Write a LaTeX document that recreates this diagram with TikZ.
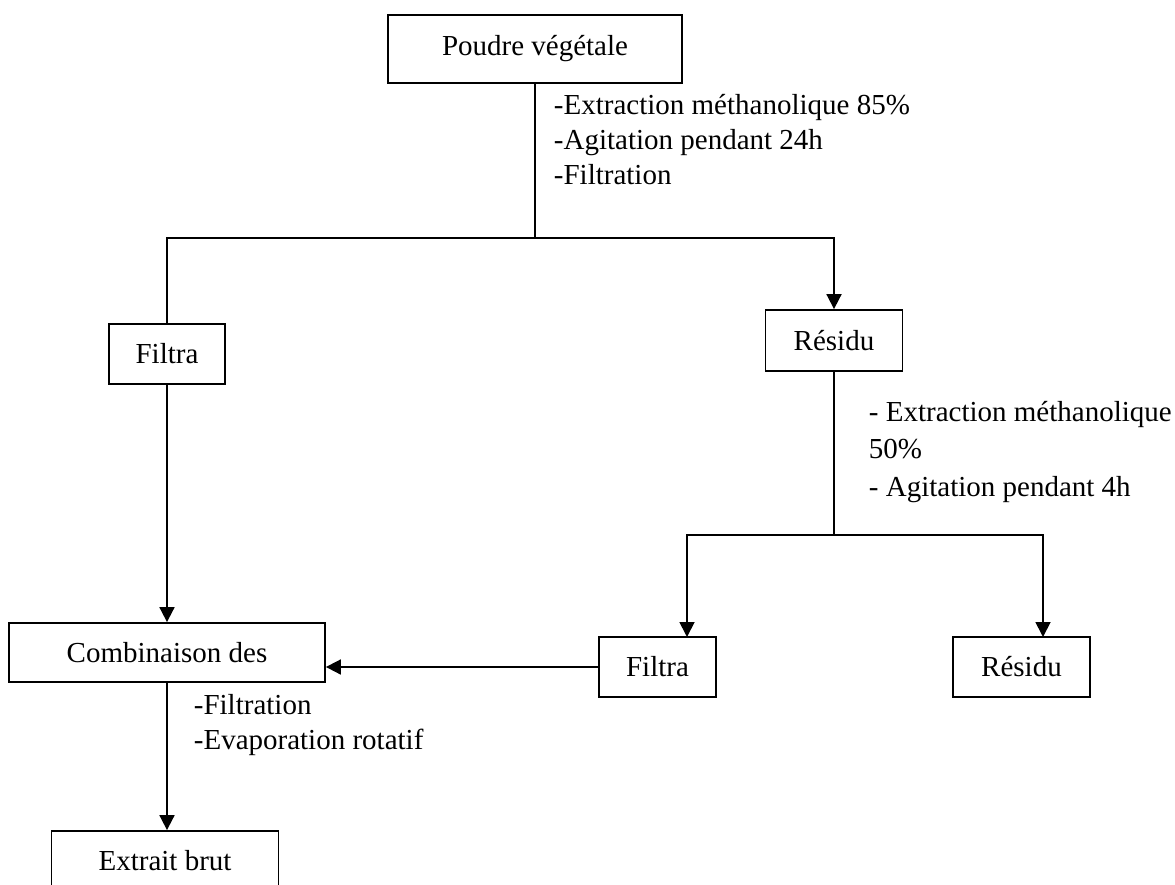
\documentclass[tikz,border=0pt]{standalone}
\usepackage{fontspec}
\setmainfont{Liberation Serif}
\usetikzlibrary{arrows.meta}

\begin{document}
\begin{tikzpicture}[x=1pt, y=-1pt, line width=1.8pt,
  box/.style={draw, inner sep=0pt, minimum height=60pt, font=\fontsize{29}{35}\selectfont},
  lab/.style={anchor=west, align=left, inner sep=0pt, font=\fontsize{29}{35}\selectfont},
  arr/.style={-{Triangle[width=15pt,length=15pt]}}]
  \useasboundingbox (0,0) rectangle (1175,885);

  % boites
  \node[box, minimum width=294pt, minimum height=68pt] (poudre) at (535,49) {Poudre végétale};
  \node[box, minimum width=116pt] (filtraA) at (167,354) {Filtra};
  \node[box, minimum width=137pt, minimum height=61pt] (residuA) at (834,340.5) {Résidu};
  \node[box, minimum width=316pt, minimum height=59pt] (combi) at (167,652.5) {Combinaison des};
  \node[box, minimum width=117pt] (filtraB) at (657.5,667) {Filtra};
  \node[box, minimum width=137pt] (residuB) at (1021.5,667) {Résidu};
  \node[box, minimum width=227pt] (extrait) at (165,861) {Extrait brut};

  % points de partage
  \coordinate (s1) at (535,238);
  \coordinate (s2) at (834,535);
  \coordinate (fb) at (687,637);   % haut de Filtra
  \coordinate (rb) at (1043,637);  % haut de Résidu

  \draw (poudre.south) -- (s1);
  \draw (s1) -| (filtraA.north);
  \draw[arr] (s1) -| (residuA.north);

  \draw (residuA.south) -- (s2);
  \draw[arr] (s2) -| (fb);
  \draw[arr] (s2) -| (rb);

  \draw[arr] (filtraA.south) -- (filtraA.south |- combi.north);
  \draw[arr] (filtraB.west) -- (filtraB.west -| combi.east);
  \draw[arr] (combi.south) -- (combi.south |- extrait.north);

  % operations
  \node[lab] (op1) at (553,140) {-Extraction méthanolique 85\%\\-Agitation pendant 24h\\-Filtration};
  \node[lab, font=\fontsize{29}{37.5}\selectfont] (op2) at (868,452) {- Extraction méthanolique\\50\%\\- Agitation pendant 4h};
  \node[lab] (op3) at (193,725.5) {-Filtration\\-Evaporation rotatif};
\end{tikzpicture}
\end{document}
= = = = = = =
GOAL
Quote the material in full and exactly; do not carry over its pictures.

FULL RESPONSE
Write a LaTeX document that recreates this diagram with TikZ.
\documentclass[tikz,border=0pt]{standalone}
\usepackage{fontspec}
\setmainfont{Liberation Serif}
\usetikzlibrary{arrows.meta}

\begin{document}
\begin{tikzpicture}[x=1pt, y=-1pt, line width=1.8pt,
  box/.style={draw, inner sep=0pt, minimum height=60pt, font=\fontsize{29}{35}\selectfont},
  lab/.style={anchor=west, align=left, inner sep=0pt, font=\fontsize{29}{35}\selectfont},
  arr/.style={-{Triangle[width=15pt,length=15pt]}}]
  \useasboundingbox (0,0) rectangle (1175,885);

  % boites
  \node[box, minimum width=294pt, minimum height=68pt] (poudre) at (535,49) {Poudre végétale};
  \node[box, minimum width=116pt] (filtraA) at (167,354) {Filtra};
  \node[box, minimum width=137pt, minimum height=61pt] (residuA) at (834,340.5) {Résidu};
  \node[box, minimum width=316pt, minimum height=59pt] (combi) at (167,652.5) {Combinaison des};
  \node[box, minimum width=117pt] (filtraB) at (657.5,667) {Filtra};
  \node[box, minimum width=137pt] (residuB) at (1021.5,667) {Résidu};
  \node[box, minimum width=227pt] (extrait) at (165,861) {Extrait brut};

  % points de partage
  \coordinate (s1) at (535,238);
  \coordinate (s2) at (834,535);
  \coordinate (fb) at (687,637);   % haut de Filtra
  \coordinate (rb) at (1043,637);  % haut de Résidu

  \draw (poudre.south) -- (s1);
  \draw (s1) -| (filtraA.north);
  \draw[arr] (s1) -| (residuA.north);

  \draw (residuA.south) -- (s2);
  \draw[arr] (s2) -| (fb);
  \draw[arr] (s2) -| (rb);

  \draw[arr] (filtraA.south) -- (filtraA.south |- combi.north);
  \draw[arr] (filtraB.west) -- (filtraB.west -| combi.east);
  \draw[arr] (combi.south) -- (combi.south |- extrait.north);

  % operations
  \node[lab] (op1) at (553,140) {-Extraction méthanolique 85\%\\-Agitation pendant 24h\\-Filtration};
  \node[lab, font=\fontsize{29}{37.5}\selectfont] (op2) at (868,452) {- Extraction méthanolique\\50\%\\- Agitation pendant 4h};
  \node[lab] (op3) at (193,725.5) {-Filtration\\-Evaporation rotatif};
\end{tikzpicture}
\end{document}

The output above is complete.